Immunofluorescence detection the impact of ISO on the EMT process in gastric cancer. (A) Immunofluorescence detection of E-cadherin, N-cadherin, Vimentin and Snai1 levels in HGC27 cells and AGS cells after two h pretreatment with 10 μM ISO and TGF-β induction for 24 h. (B) Quantitative assessment of the intensity of fluorescence. Results are expressed as means ± SEM, n = 3.** P < 0.01 and *** P < 0.001, when compared to DMSO group.## P < 0.01, ### P < 0.001 when compared to Control group.

FIGURE 5

Western blotting assesses the impact of ISO on the proteins involved in the TGF-β-Smad pathway. (A) Pretreatment with different concentrations of ISO (0, 10, 20, 30, 40 μM) for 2 h, followed by TGF-β induction for 24 h, and Western blotting to detect the levels of p-Smad2, Smad2, and Smad4in HGC27 cells and AGS cells. (B) The HGC27 and statistical data pertain to the relative protein expression in AGS cells. Results are expressed as means ± SEM, n = 3. ** P < 0.01, *** P < 0.001and ns, not significant (P > 0.05) when compared to the DMSO group. # P < 0.05, ## P < 0.01, ### P < 0.001 when compared to Control group.

FIGURE 6

Immunofluorescence was used to evaluate the influence of ISO on the proteins relevant to the TGF-β-Smad pathway. (A) Immunofluorescence detection of p-Smad2, Smad2, and Smad4 levels in HGC27 and AGS cells after two h pretreatment with 10 μM ISO for two h and TGF-β induction for 24 h. (B) Immunofluorescence was used to detect the impact of ISO on the proteins involved in the TGF-β-Smad pathway.
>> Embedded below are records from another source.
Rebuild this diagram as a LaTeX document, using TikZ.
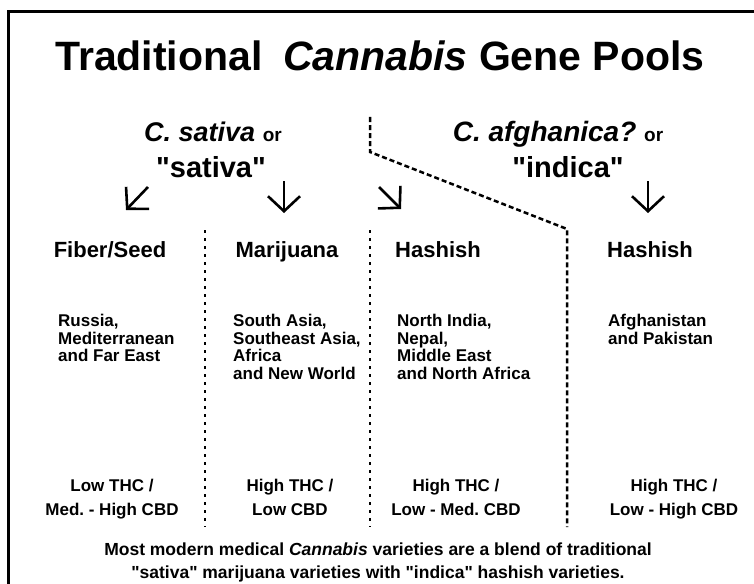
\documentclass[tikz,border=0pt]{standalone}
\usepackage{fontspec}
\setmainfont{Liberation Sans}
\usetikzlibrary{positioning,arrows.meta}
\frenchspacing

\tikzset{
  colhead/.style={font=\fontsize{22}{26}\selectfont\bfseries, anchor=base, inner sep=0pt},
  region/.style={font=\fontsize{17}{17.5}\selectfont\bfseries, align=left, anchor=north west, inner sep=0pt},
  potency/.style={font=\fontsize{17}{24}\selectfont\bfseries, align=center, anchor=north, inner sep=0pt},
  divider/.style={line width=2.5pt, dash pattern=on 3pt off 5pt},
  pointer/.style={line width=2.6pt, -{Straight Barb[length=15pt,width=32pt]}},
}

\begin{document}
\begin{tikzpicture}[x=1pt,y=-1pt]
  \useasboundingbox (0,0) rectangle (754,583);
  % frame, open to the right and the bottom
  \draw[line width=3pt] (8,600) -- (8,12) -- (770,12);

  \node[anchor=base, inner sep=0pt, font=\fontsize{41}{44}\selectfont\bfseries] (title) at (380,71)
    {Traditional\hspace{0.5em}\textit{Cannabis} Gene Pools};

  \node[anchor=base, inner sep=0pt, font=\fontsize{27}{30}\selectfont\bfseries] (sat) at (213,141)
    {\textit{C. sativa} {\fontsize{19}{20}\selectfont or}};
  \node[anchor=base, inner sep=0pt, font=\fontsize{29}{32}\selectfont\bfseries] (satq) at (211,177)
    {\textquotedbl sativa\textquotedbl};
  \node[anchor=base, inner sep=0pt, font=\fontsize{28}{30}\selectfont\bfseries] (afg) at (558,141)
    {\textit{C. afghanica?} {\fontsize{19}{20}\selectfont or}};
  \node[anchor=base, inner sep=0pt, font=\fontsize{29}{32}\selectfont\bfseries] (indq) at (568,177)
    {\textquotedbl indica\textquotedbl};

  % column heads
  \node[colhead] (fiber) at (110,257) {Fiber/Seed};
  \node[colhead] (mari) at (287,257) {Marijuana};
  \node[colhead] (hash) at (438,257) {Hashish};
  \node[colhead] (hashb) at (650,257) {Hashish};

  % arrows
  \coordinate (a1) at (148,187); \coordinate (b1) at (126,210);
  \coordinate (a2) at (284,181); \coordinate (b2) at (284,213);
  \coordinate (a3) at (379,187); \coordinate (b3) at (401,209);
  \coordinate (a4) at (648,181); \coordinate (b4) at (648,213);
  \draw[pointer] (a1) -- (b1);
  \draw[pointer] (a2) -- (b2);
  \draw[pointer] (a3) -- (b3);
  \draw[pointer] (a4) -- (b4);

  % separators
  \coordinate (s1) at (370,117);
  \coordinate (s2) at (370,152);
  \coordinate (s3) at (567,229);
  \coordinate (s4) at (567,527);
  \draw[line width=2.5pt, dash pattern=on 5pt off 3pt] (s1) -- (s2) -- (s3) -- (s4);
  \draw[divider] (205,230) -- (205,527);
  \draw[divider] (370,230) -- (370,527);

  % regions
  \node[region] (reg1) at (58,314) {Russia,\\Mediterranean\\and Far East};
  \node[region] (reg2) at (233,314) {South Asia,\\Southeast Asia,\\Africa\\and New World};
  \node[region] (reg3) at (397,314) {North India,\\Nepal,\\Middle East\\and North Africa};
  \node[region] (reg4) at (608,314) {Afghanistan\\and Pakistan};

  % THC / CBD
  \node[potency] (pot1) at (112,479) {Low THC /\\Med. - High CBD};
  \node[potency] (pot2) at (290,479) {High THC /\\Low CBD};
  \node[potency] (pot3) at (456,479) {High THC /\\Low - Med. CBD};
  \node[potency] (pot4) at (674,479) {High THC /\\Low - High CBD};

  \node[anchor=north, inner sep=0pt, align=center, font=\fontsize{17.5}{22.5}\selectfont\bfseries] (note) at (378,543)
    {Most modern medical \textit{Cannabis} varieties are a blend of traditional\\
     \textquotedbl sativa\textquotedbl{} marijuana varieties with \textquotedbl indica\textquotedbl{} hashish varieties.};
\end{tikzpicture}
\end{document}
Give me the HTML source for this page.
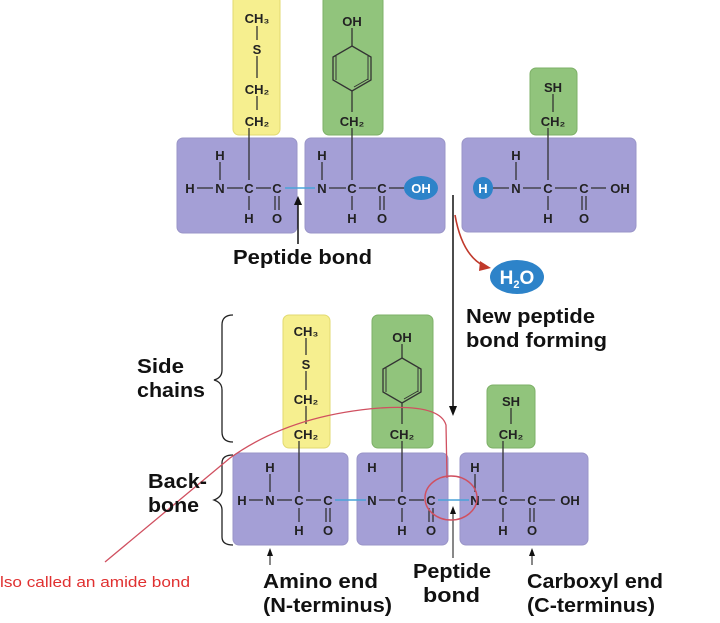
<!DOCTYPE html>
<html><head><meta charset="utf-8"><style>
html,body{margin:0;padding:0;background:#fff;}
svg{display:block}
text{font-family:"Liberation Sans",sans-serif;font-weight:bold;fill:#222}
.a{font-size:13px;text-anchor:middle}
.l{font-size:20px;fill:#111}
</style></head><body>
<svg width="720" height="623" viewBox="0 0 720 623" xmlns="http://www.w3.org/2000/svg">
<g stroke="none">
<rect x="177" y="138" width="120" height="95" rx="6" fill="#a49fd6" stroke="#9a95c8"/>
<rect x="305" y="138" width="140" height="95" rx="6" fill="#a49fd6" stroke="#9a95c8"/>
<rect x="462" y="138" width="174" height="94" rx="6" fill="#a49fd6" stroke="#9a95c8"/>
<rect x="233" y="-5" width="47" height="140" rx="6" fill="#f6ef8f" stroke="#e2da70"/>
<rect x="323" y="-5" width="60" height="140" rx="6" fill="#91c47c" stroke="#7db067"/>
<rect x="530" y="68" width="47" height="67" rx="6" fill="#91c47c" stroke="#7db067"/>
<rect x="233" y="453" width="115" height="92" rx="6" fill="#a49fd6" stroke="#9a95c8"/>
<rect x="357" y="453" width="91" height="92" rx="6" fill="#a49fd6" stroke="#9a95c8"/>
<rect x="460" y="453" width="128" height="92" rx="6" fill="#a49fd6" stroke="#9a95c8"/>
<rect x="283" y="315" width="47" height="133" rx="6" fill="#f6ef8f" stroke="#e2da70"/>
<rect x="372" y="315" width="61" height="133" rx="6" fill="#91c47c" stroke="#7db067"/>
<rect x="487" y="385" width="48" height="63" rx="6" fill="#91c47c" stroke="#7db067"/>
</g>
<g stroke="#333" stroke-width="1.3" fill="none">
<line x1="257" y1="26" x2="257" y2="40"/><line x1="257" y1="56" x2="257" y2="78"/><line x1="257" y1="96" x2="257" y2="110"/><line x1="249" y1="128" x2="249" y2="180"/>
<line x1="352" y1="28" x2="352" y2="46"/><polygon points="352,46 371,57 371,80 352,91 333,80 333,57"/>
<line x1="352" y1="91" x2="352" y2="112"/><line x1="352" y1="128" x2="352" y2="180"/>
<line x1="553" y1="94" x2="553" y2="112"/><line x1="548" y1="128" x2="548" y2="180"/>
<line x1="197" y1="188" x2="213" y2="188"/><line x1="227" y1="188" x2="243" y2="188"/><line x1="256" y1="188" x2="271" y2="188"/>
<line x1="220" y1="162" x2="220" y2="180"/><line x1="249" y1="196" x2="249" y2="210"/><line x1="275" y1="196" x2="275" y2="210"/><line x1="279" y1="196" x2="279" y2="210"/>
<line x1="329" y1="188" x2="346" y2="188"/><line x1="359" y1="188" x2="376" y2="188"/><line x1="389" y1="188" x2="404" y2="188"/>
<line x1="322" y1="162" x2="322" y2="180"/><line x1="352" y1="196" x2="352" y2="210"/><line x1="380" y1="196" x2="380" y2="210"/><line x1="384" y1="196" x2="384" y2="210"/>
<line x1="492" y1="188" x2="509" y2="188"/><line x1="523" y1="188" x2="541" y2="188"/><line x1="555" y1="188" x2="577" y2="188"/><line x1="591" y1="188" x2="606" y2="188"/>
<line x1="516" y1="162" x2="516" y2="180"/><line x1="548" y1="196" x2="548" y2="210"/><line x1="582" y1="196" x2="582" y2="210"/><line x1="586" y1="196" x2="586" y2="210"/>
<line x1="306" y1="338" x2="306" y2="355"/><line x1="306" y1="371" x2="306" y2="390"/><line x1="306" y1="406" x2="306" y2="424"/><line x1="299" y1="441" x2="299" y2="492"/>
<line x1="402" y1="344" x2="402" y2="358"/><polygon points="402,358 421,369 421,392 402,403 383,392 383,369"/>
<line x1="402" y1="403" x2="402" y2="424"/><line x1="402" y1="441" x2="402" y2="492"/>
<line x1="511" y1="408" x2="511" y2="424"/><line x1="503" y1="441" x2="503" y2="492"/>
<line x1="249" y1="500" x2="263" y2="500"/><line x1="277" y1="500" x2="292" y2="500"/><line x1="306" y1="500" x2="321" y2="500"/>
<line x1="270" y1="474" x2="270" y2="492"/><line x1="299" y1="508" x2="299" y2="522"/><line x1="326" y1="508" x2="326" y2="522"/><line x1="330" y1="508" x2="330" y2="522"/>
<line x1="379" y1="500" x2="395" y2="500"/><line x1="409" y1="500" x2="424" y2="500"/>
<line x1="402" y1="508" x2="402" y2="522"/><line x1="429" y1="508" x2="429" y2="522"/><line x1="433" y1="508" x2="433" y2="522"/>
<line x1="482" y1="500" x2="496" y2="500"/><line x1="510" y1="500" x2="525" y2="500"/><line x1="539" y1="500" x2="555" y2="500"/>
<line x1="475" y1="474" x2="475" y2="492"/><line x1="503" y1="508" x2="503" y2="522"/><line x1="530" y1="508" x2="530" y2="522"/><line x1="534" y1="508" x2="534" y2="522"/>
</g>
<g stroke="#333" stroke-width="1" fill="none">
<line x1="336" y1="56" x2="336" y2="80"/><line x1="368" y1="56" x2="368" y2="80"/><line x1="354" y1="87" x2="368" y2="79"/>
<line x1="386" y1="368" x2="386" y2="392"/><line x1="418" y1="368" x2="418" y2="392"/><line x1="404" y1="399" x2="418" y2="391"/>
</g>
<line x1="285" y1="188" x2="315" y2="188" stroke="#4aa3d8" stroke-width="1.5"/>
<line x1="335" y1="500" x2="366" y2="500" stroke="#4aa3d8" stroke-width="1.5"/>
<line x1="438" y1="500" x2="469" y2="500" stroke="#4aa3d8" stroke-width="1.5"/>
<ellipse cx="421" cy="188" rx="17" ry="12" fill="#2d83c9"/>
<ellipse cx="483" cy="188" rx="10" ry="11" fill="#2d83c9"/>
<ellipse cx="517" cy="277" rx="27" ry="17" fill="#2d83c9"/>
<g>
<text x="257" y="23" class="a">CH₃</text><text x="257" y="54" class="a">S</text><text x="257" y="94" class="a">CH₂</text><text x="257" y="126" class="a">CH₂</text>
<text x="352" y="26" class="a">OH</text><text x="352" y="126" class="a">CH₂</text>
<text x="553" y="92" class="a">SH</text><text x="553" y="126" class="a">CH₂</text>
<text x="190" y="193" class="a">H</text><text x="220" y="193" class="a">N</text><text x="249" y="193" class="a">C</text><text x="277" y="193" class="a">C</text>
<text x="220" y="160" class="a">H</text><text x="249" y="223" class="a">H</text><text x="277" y="223" class="a">O</text>
<text x="322" y="193" class="a">N</text><text x="352" y="193" class="a">C</text><text x="382" y="193" class="a">C</text>
<text x="322" y="160" class="a">H</text><text x="352" y="223" class="a">H</text><text x="382" y="223" class="a">O</text>
<text x="421" y="193" class="a" style="fill:#fff">OH</text>
<text x="483" y="193" class="a" style="fill:#fff">H</text>
<text x="516" y="193" class="a">N</text><text x="548" y="193" class="a">C</text><text x="584" y="193" class="a">C</text><text x="620" y="193" class="a">OH</text>
<text x="516" y="160" class="a">H</text><text x="548" y="223" class="a">H</text><text x="584" y="223" class="a">O</text>
<text x="306" y="336" class="a">CH₃</text><text x="306" y="369" class="a">S</text><text x="306" y="404" class="a">CH₂</text><text x="306" y="439" class="a">CH₂</text>
<text x="402" y="342" class="a">OH</text><text x="402" y="439" class="a">CH₂</text>
<text x="511" y="406" class="a">SH</text><text x="511" y="439" class="a">CH₂</text>
<text x="242" y="505" class="a">H</text><text x="270" y="505" class="a">N</text><text x="299" y="505" class="a">C</text><text x="328" y="505" class="a">C</text>
<text x="270" y="472" class="a">H</text><text x="299" y="535" class="a">H</text><text x="328" y="535" class="a">O</text>
<text x="372" y="505" class="a">N</text><text x="402" y="505" class="a">C</text><text x="431" y="505" class="a">C</text>
<text x="372" y="472" class="a">H</text><text x="402" y="535" class="a">H</text><text x="431" y="535" class="a">O</text>
<text x="475" y="505" class="a">N</text><text x="503" y="505" class="a">C</text><text x="532" y="505" class="a">C</text><text x="570" y="505" class="a">OH</text>
<text x="475" y="472" class="a">H</text><text x="503" y="535" class="a">H</text><text x="532" y="535" class="a">O</text>
</g>
<text x="517" y="284" style="font-size:19px;fill:#fff;text-anchor:middle">H<tspan font-size="11" dy="4">2</tspan><tspan dy="-4">O</tspan></text>
<g stroke="#111" stroke-width="1.5" fill="#111">
<line x1="298" y1="244" x2="298" y2="203"/><polygon points="294,205 302,205 298,196" stroke="none"/>
<line x1="453" y1="195" x2="453" y2="408"/><polygon points="449,406 457,406 453,416" stroke="none"/>
<line x1="270" y1="565" x2="270" y2="554" stroke-width="1"/><polygon points="267,556 273,556 270,548" stroke="none"/>
<line x1="453" y1="558" x2="453" y2="512" stroke-width="1"/><polygon points="450,514 456,514 453,506" stroke="none"/>
<line x1="532" y1="565" x2="532" y2="554" stroke-width="1"/><polygon points="529,556 535,556 532,548" stroke="none"/>
</g>
<path d="M455,215 Q462,255 484,266" stroke="#c0392b" stroke-width="1.6" fill="none"/>
<polygon points="480,261 491,268 479,271" fill="#c0392b"/>
<path d="M233,315 Q222,315 222,325 L222,370 Q222,378 214,380 Q222,382 222,390 L222,432 Q222,442 233,442" stroke="#222" stroke-width="1.3" fill="none"/>
<path d="M233,455 Q222,455 222,463 L222,490 Q222,497 214,500 Q222,503 222,510 L222,537 Q222,545 233,545" stroke="#222" stroke-width="1.3" fill="none"/>
<path d="M105,562 L230,458 Q290,415 380,408 Q440,404 446,425 L447,478" stroke="#d05060" stroke-width="1.3" fill="none"/>
<ellipse cx="451" cy="498" rx="26" ry="22" stroke="#d05060" stroke-width="1.5" fill="none"/>
<text x="0" y="587" textLength="190" lengthAdjust="spacingAndGlyphs" style="font-family:'Liberation Sans',sans-serif;font-weight:normal;font-size:15px;fill:#e03030">lso called an amide bond</text>
<text x="233" y="264" class="l" textLength="139" lengthAdjust="spacingAndGlyphs">Peptide bond</text>
<text x="466" y="323" class="l" textLength="129" lengthAdjust="spacingAndGlyphs">New peptide</text>
<text x="466" y="347" class="l" textLength="141" lengthAdjust="spacingAndGlyphs">bond forming</text>
<text x="137" y="373" class="l" textLength="47" lengthAdjust="spacingAndGlyphs">Side</text>
<text x="137" y="397" class="l" textLength="68" lengthAdjust="spacingAndGlyphs">chains</text>
<text x="148" y="488" class="l" textLength="59" lengthAdjust="spacingAndGlyphs">Back-</text>
<text x="148" y="512" class="l" textLength="51" lengthAdjust="spacingAndGlyphs">bone</text>
<text x="263" y="588" class="l" textLength="115" lengthAdjust="spacingAndGlyphs">Amino end</text>
<text x="263" y="612" class="l" textLength="129" lengthAdjust="spacingAndGlyphs">(N-terminus)</text>
<text x="413" y="578" class="l" textLength="78" lengthAdjust="spacingAndGlyphs">Peptide</text>
<text x="423" y="602" class="l" textLength="57" lengthAdjust="spacingAndGlyphs">bond</text>
<text x="527" y="588" class="l" textLength="136" lengthAdjust="spacingAndGlyphs">Carboxyl end</text>
<text x="527" y="612" class="l" textLength="128" lengthAdjust="spacingAndGlyphs">(C-terminus)</text>
</svg>
</body></html>
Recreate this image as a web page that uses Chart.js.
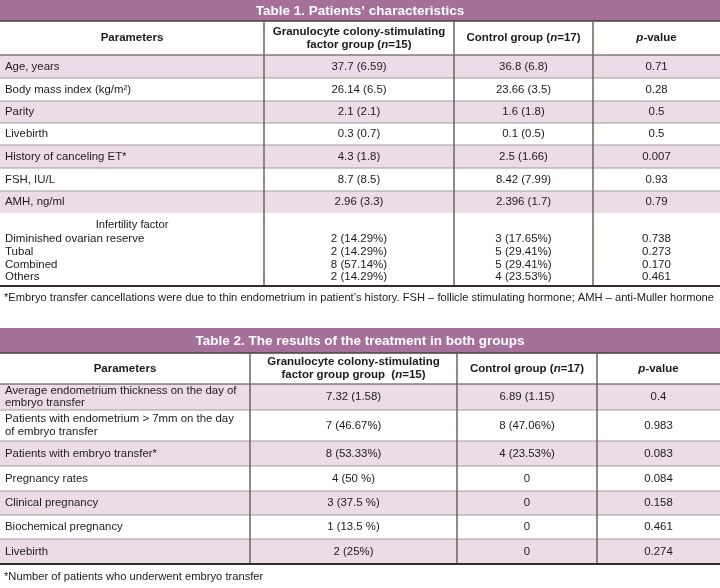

Results are expressed as means ± SEM, n = 3. ** P < 0.01 and *** P < 0.001, compared to the DMSO group. # P < 0.05, ## P < 0.01 and ### P < 0.001 when compared to Control group.

FIGURE 7

Following siTGFBR1, the impact of ISO on the TGF-β-Smad pathway and the migration and invasion of gastric cancer cells was assessed. (A) Western blotting to detect the knockout efficiency of TGFBR1 by three siRNAs. Statistical data on the relative protein expression of TGFBR1 after siRNA treatment. (B, C) Western blotting was performed to detect the presence of P-Smad2 and Smad2 proteins following treatment with siTGFBR1 and ISO 10 μM. The symbol “+” indicates treatment, whereas the symbol “-“ indicates no treatment. Statistical data on the expression of P-Smad2 and Smad2 proteins following various treatments. (D, E) The number of transwell migration and invasion cells following TGF-induction under various treatment conditions. The statistics show the number of HGC27 and AGS cells that invade and migrate within 24 h. (F, G) The effect of ISO on the migratory ability of HGC27 and AGS cells 10 h and 24 h after TGF-β stimulation was examined using a wound healing assay under different treatment settings. The statistical data are shown as cells’ migration area coverage rate relative to the initial time point (0 h). Results are expressed as means ± SEM, n = 3. *** P < 0.001and ns, not significant (P > 0.05) when compared to DMSO group. ### P < 0.001 when compared to the Control group.

FIGURE 8

ISO inhibited the growth and movement of triple-negative breast cancer cells by targeting TGFBR1 to regulate the TGF-β-Smad signaling pathways.